After this point, I was really surprised and annoyed. Despite what I thought was my sharp observation as I entered, and despite what looked like an otherwise orthodox Mass, after the Preface, almost everyone remained standing for the second Eucharistic Prayer. Are those kneelers merely decorative? When a church has no kneelers, standing is bad enough, but when kneelers are present it is even more offensive. Grumble, grumble.

At the Our Father, I saw no attempts to join hands; at least that bit of silliness was not found here. At Holy Communion, the four lay ministers assisted the four priests as both species were distributed. The Communion hymn was Liebster Jesu, wir sind hier, done in two different arrangements according to the program. For what it is worth, everyone I saw was receiving the Host in the hand.

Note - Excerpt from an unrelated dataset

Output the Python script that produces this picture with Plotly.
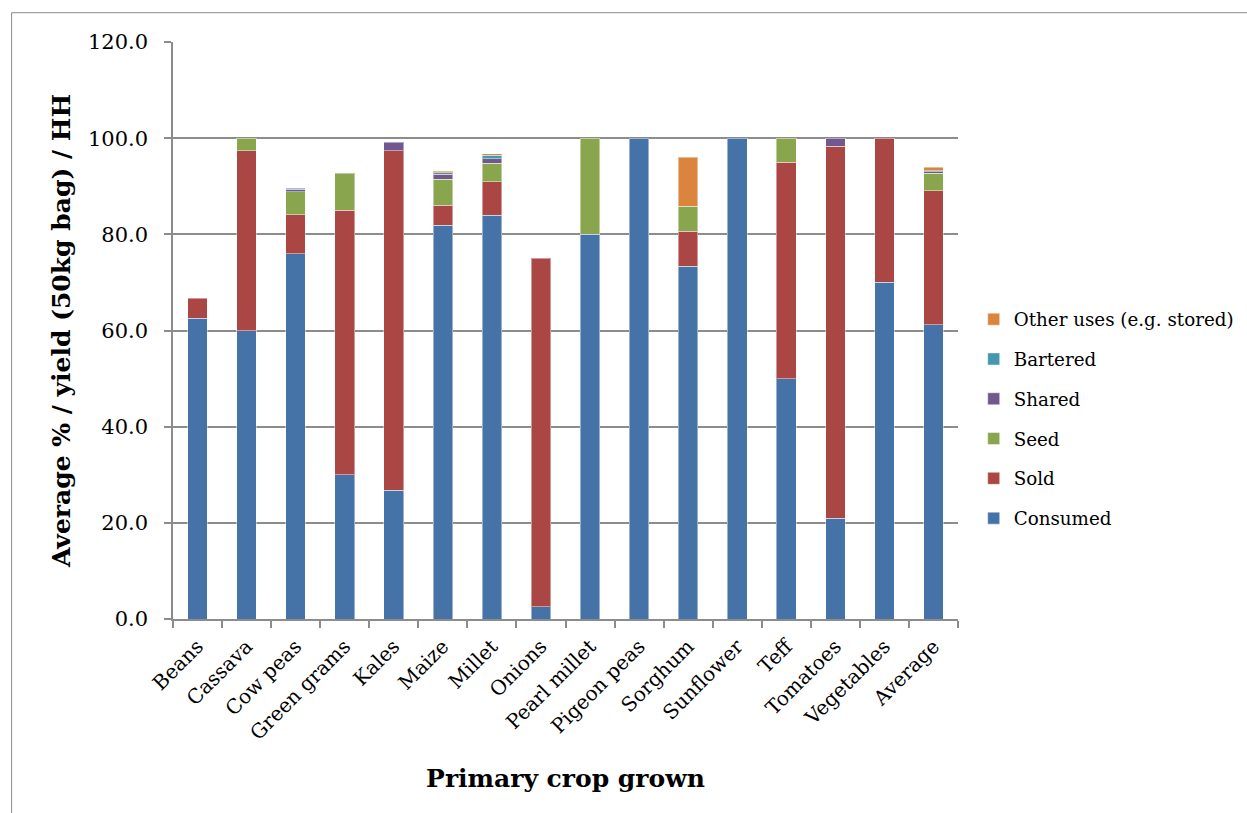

The priest gave the Prayer after Communion and imparted a simple blessing. The closing hymn was I Heard the Voice of Jesus Say. Everyone remained until the final verse was complete. A postlude of Rigaudon (from Idomenée) followed. Afterward, I quickly walked back to the railroad terminal and just caught the 11:15 train home. Overall, this parish was a study in contradiction-- lots of good stuff, but with at least one big question mark. At least I didn't have to introduce myself, though.

* * * * * * * *

"Do you think that was an authentic article? He hasn't written one in ages."

"It had to be him. All the old familiar themes were still there."

"The leopard can't change his spots, can he?"